There’s nothing like a glitter-dipped crowd all velvet trousers and short fringes with an average age of 16 at the Ritz to make you feel old. In my advancing years, yes all 21 of them, I felt as though I’d been put in a tumblr-shaped time machine and transported back to a Swim Deep gig in the height of B-town 2012. Fast forward four years and it seems the sun-drenched dream pop of the Birmingham variety –  Jaws, Peace, Dumb, Dive, Wide Eyed and Laced – we’re looking at you, hasn’t lost its appeal with the plaid-shirted, septum pierced teenagers of Manchester.  If Peace and Tame Impala were to reproduce it’d probably sound something like Reading’s Sundara Karma, an altogether more brown, rice and open toe sandals to your typical indie pop/rock bread and butter.

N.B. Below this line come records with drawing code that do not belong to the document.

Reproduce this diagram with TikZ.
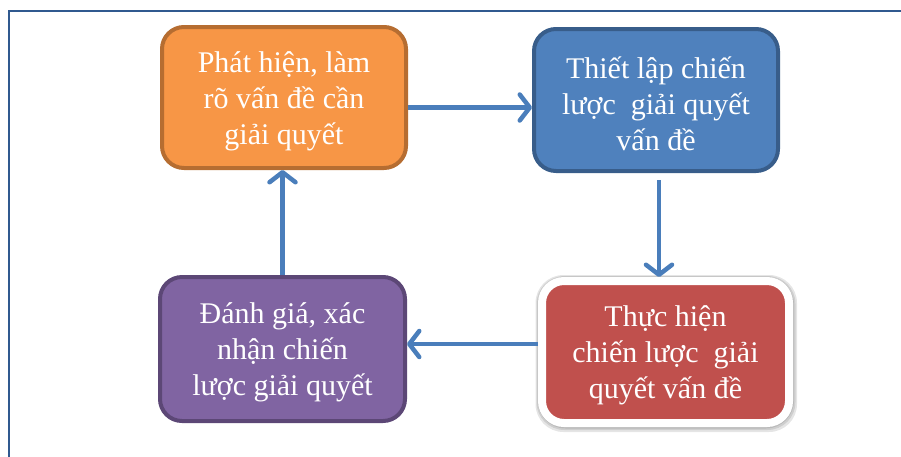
\documentclass[tikz,border=0pt]{standalone}
\usepackage{fontspec}
\setmainfont{Liberation Serif}
\usetikzlibrary{arrows.meta}
\definecolor{frameblue}{HTML}{30598F}
\definecolor{orfill}{HTML}{F79646}
\definecolor{ordraw}{HTML}{B66D31}
\definecolor{blfill}{HTML}{4F81BD}
\definecolor{bldraw}{HTML}{385D8A}
\definecolor{rdfill}{HTML}{C0504D}
\definecolor{pufill}{HTML}{8064A2}
\definecolor{pudraw}{HTML}{5C4776}
\definecolor{arrowblue}{HTML}{4A7EBB}
\tikzset{
  box/.style={rectangle, rounded corners=22pt, inner sep=0pt},
  boxtext/.style={align=center, text=white, inner sep=0pt,
    font=\fontsize{30}{36}\selectfont},
  arr/.style={draw=arrowblue, line width=4.5pt,
    -{Straight Barb[length=10pt,width=26pt,round]}},
  glow/.style={fill=black, opacity=0.1, rounded corners=28pt},
}
\begin{document}
\begin{tikzpicture}[x=1pt,y=-1pt]
\useasboundingbox (0,0) rectangle (901,456);
\clip (0,0) rectangle (901,456);
\draw[frameblue, line width=2.2pt] (9,11) rectangle (910,470);
\node[box, fill=orfill, draw=ordraw, line width=4pt, minimum width=244pt, minimum height=141pt] (orange) at (284,97.5) {};
\node[box, fill=blfill, draw=bldraw, line width=4pt, minimum width=244pt, minimum height=142pt] (blue) at (656,100) {};
\fill[glow] (535.5,275) rectangle (797,432);
\fill[glow] (536.5,276) rectangle (795.5,430);
\fill[glow] (537.5,276.5) rectangle (794,428.5);
\node[box, fill=rdfill, draw=white, line width=8pt, minimum width=247pt, minimum height=142pt] (red) at (665.5,352) {};
\node[box, fill=pufill, draw=pudraw, line width=4pt, minimum width=245pt, minimum height=144pt] (purple) at (282.5,349) {};
\node[boxtext] (orangetext) at ([yshift=-4pt]orange.center) {Phát hiện, làm\\rõ vấn đề cần\\giải quyết};
\node[boxtext] (bluetext) at ([yshift=-4pt]blue.center) {Thiết lập chiến\\lược\ \ giải quyết\\vấn đề};
\node[boxtext] (redtext) at ([yshift=-3pt]red.center) {Thực hiện\\chiến lược\ \ giải\\quyết vấn đề};
\node[boxtext] (purpletext) at ([yshift=-3pt]purple.center) {Đánh giá, xác\\nhận chiến\\lược giải quyết};
\draw[arr] ([yshift=-10pt]orange.east) -- ([yshift=-10pt]orange.east -| blue.west);
\draw[arr, shorten <=7pt] ([xshift=3pt]blue.south) -- ([xshift=3pt]blue.south |- red.north);
\draw[arr] ([yshift=8pt]red.west) -- ([yshift=8pt]red.west -| purple.east);
\draw[arr] (purple.north) -- (purple.north |- orange.south);
\end{tikzpicture}
\end{document}
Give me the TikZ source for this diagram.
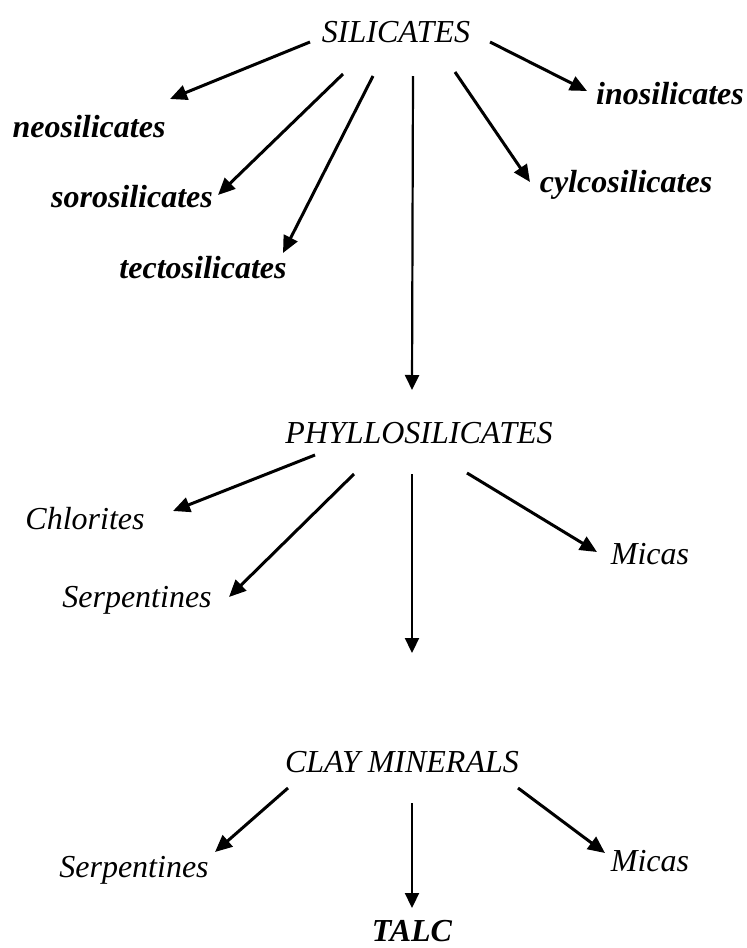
\documentclass[tikz,border=0pt]{standalone}
\usepackage{fontspec}
\setmainfont{Liberation Serif}
\usetikzlibrary{arrows.meta}

\tikzset{
  lbl/.style={anchor=base, inner sep=0pt, font=\fontsize{32}{36}\selectfont\itshape},
  kind/.style={lbl, font=\fontsize{32}{36}\selectfont\bfseries\itshape},
  link/.style={line width=3pt, -{Triangle[length=17pt,width=15pt]}},
  down/.style={line width=2.2pt, -{Triangle[length=15pt,width=14pt]}}
}

\begin{document}
\begin{tikzpicture}[x=1pt, y=-1pt]
			%%%%% FRAME %%%%%
			\useasboundingbox (0, 0) rectangle (747, 948);
			
			%%%%% TEXTS %%%%%
			\node[lbl] (sil) at (396, 42) {SILICATES};
			\node[kind] (neo) at (89, 137) {neosilicates};
			\node[kind] (soro) at (132, 207) {sorosilicates};
			\node[kind] (tecto) at (203, 278) {tectosilicates};
			\node[kind] (cyclo) at (626, 192) {cylcosilicates};
			\node[kind] (ino) at (670, 104) {inosilicates};
			
			\node[lbl] (phyl) at (419, 443) {PHYLLOSILICATES};
			\node[lbl] (chl) at (85, 529) {Chlorites};
			\node[lbl] (serpA) at (137, 607) {Serpentines};
			\node[lbl] (micaA) at (650, 564) {Micas};
			
			\node[lbl] (clay) at (402, 772) {CLAY MINERALS};
			\node[lbl] (serpB) at (134, 877) {Serpentines};
			\node[lbl] (micaB) at (650, 871) {Micas};
			\node[kind] (talc) at (412, 941) {TALC};
			
			%%%%% ARROWS %%%%%
			\draw[link] ([shift={(-86, 0)}]sil.base) -- ([shift={(81, -38)}]neo.base);
			\draw[link] ([shift={(-53, 32)}]sil.base) -- ([shift={(86, -12)}]soro.base);
			\draw[link] ([shift={(-23, 34)}]sil.base) -- ([shift={(80, -25)}]tecto.base);
			\draw[down] ([shift={(17, 34)}]sil.base) -- ([shift={(-7, -53)}]phyl.base);
			\draw[link] ([shift={(59, 30)}]sil.base) -- ([shift={(-96, -10)}]cyclo.base);
			\draw[link] ([shift={(94, 0)}]sil.base) -- ([shift={(-83, -13)}]ino.base);
			
			\draw[link] ([shift={(-104, 12)}]phyl.base) -- ([shift={(88, -18)}]chl.base);
			\draw[link] ([shift={(-65, 31)}]phyl.base) -- ([shift={(92, -10)}]serpA.base);
			\draw[down] ([shift={(-7, 31)}]phyl.base) -- ([shift={(10, -119)}]clay.base);
			\draw[link] ([shift={(48, 30)}]phyl.base) -- ([shift={(-53, -12)}]micaA.base);
			
			\draw[link] ([shift={(-114, 16)}]clay.base) -- ([shift={(81, -25)}]serpB.base);
			\draw[down] ([shift={(10, 31)}]clay.base) -- ([shift={(0, -33)}]talc.base);
			\draw[link] ([shift={(116, 16)}]clay.base) -- ([shift={(-45, -18)}]micaB.base);
			
			%%%%% END %%%%%
\end{tikzpicture}
\end{document}
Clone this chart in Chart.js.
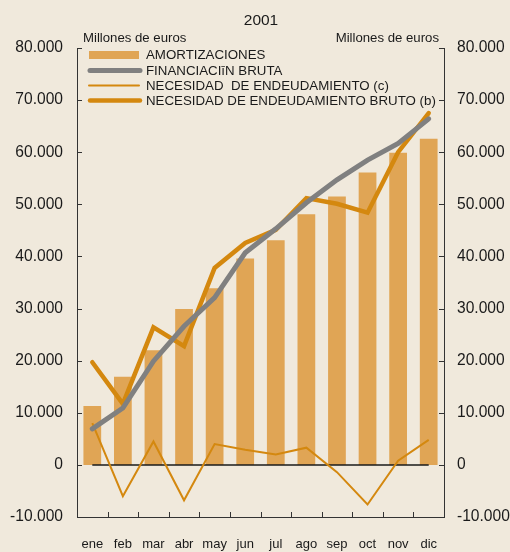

You’ve got to give it to the indie cindy Manchester lot, they don’t do things by halves and I felt almost out of place without a crop top. I didn’t have a Sundara-Karma sunshine glittered on nor was I dancing as if at a hyped-up house night rather than your typical stand-at-the-back-and-nod-if-your-cool vibe. I’d obviously not had enough blue smarties or lemonade. Hyperactive wasn’t the word.

Aesthetics aside, yes Oscar Lulu looks a lot like a blonde Harrison Koisser along with the young, fan-girling crowd that these types of bands often attract, sometimes wrongly pigeonholing the likes of Sundara Karma as quintessentially indie boyband. SK are more than that.

A shirtless Lulu opened their biggest headline show to date with Indigo Puff, their oldest and arguably, most well known and best loved single. Hypnotic drums alongside Lulu’s earthy vocals made for something ethereal as the packed out Ritz chanted ‘you’re the one, you’re the one, you’re the one.’ Not bad for a band who haven’t even released an LP yet.

My age soon became apparently when their soulful rendition of Luther Vandross’ Never Too Much seemed lost on the teenyboppers. I wondered whether they were just struggling for enough material but I enjoyed the change of pace nonetheless—and who doesn’t love a good boogie to a thousand kisses from you? Evidently the 15-18 cohort, sigh.

Songs like Vivienne tell us why Sundara Karma and the type of music that they’re making matters, especially in a world which has largely commodified human relationships offering watered down, cut, copy and paste love if you have a smartphone and internet access, which you probably do. It’s almost a ‘look at the crap we’re calling love these days’ social critique as he talks of the obsession and raw vulnerability of I’d-die-for-you love. I felt swept up in the dreamlike atmosphere, as the synth-y sounds of ‘wild eyes, skinny jeans’ juxtaposed with the electricity of the crowd.

Speaking of Vivienne, Lulu said: ‘It’s a love song sure, but more to do with the escapism that love can offer than love itself. The world is pretty fucked, not that this is a revelation, nor am I saying anything new. I’m just singing about a type of love that blocks out all the noise.’

Like much of Sundara Karma’s material, it all comes down to escape and the need to sometimes turn down life’s background noise—and if their sunshine infused melodies can make my summer last a bit longer as we move into a decided Mancunian autumn, that’s all the escape I need.